# Pulhes score for SARC



## Border (Jan 5, 2018)

Hello I cannot find this information on google, maybe i am dense. Can somone please point me in the right direction for the PUHLES score for SARC and or MARSOC because i believe they will be interchangable. 

Thank you.


----------



## CDG (Jan 5, 2018)

Have you talked to a recruiter?


----------



## Border (Jan 5, 2018)

Yessir, went through MEPS with Navy. They are unsure, i assume they will get me the information but most likely next week. Was just hoping somone had the information here.


----------



## Devildoc (Jan 5, 2018)

The job is the same whether you go to Recon or to MARSOC so the score will be the same.  It's been a long time since I've looked at the scores but the one that gets people is the eyesight and it is either a 2 or a 3.


----------



## CDG (Jan 5, 2018)

Border said:


> Yessir, went through MEPS with Navy. They are unsure, i assume they will get me the information but most likely next week. Was just hoping somone had the information here.

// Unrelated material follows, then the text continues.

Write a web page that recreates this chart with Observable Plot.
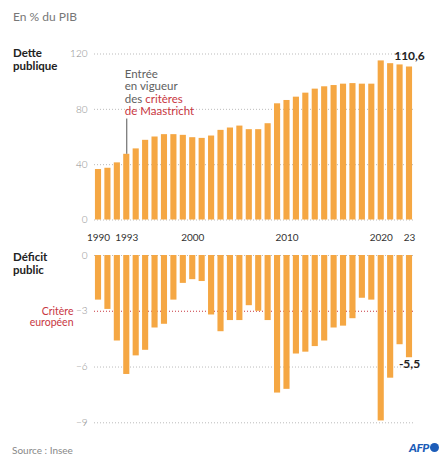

Gotcha.  In the future, it helps us if you state up front what steps you have taken to find your answers.  We get a lot of people on here expecting spoonfed answers, and it gets frustrating for us. Not a reprimand, just some friendly advice.  Drive on, and best of luck to you.


----------



## Border (Jan 5, 2018)

That is quite understandable. I know i am new around here so i am not owed anything, i appreciate the advice and the words of encouragement. Thank you :)


----------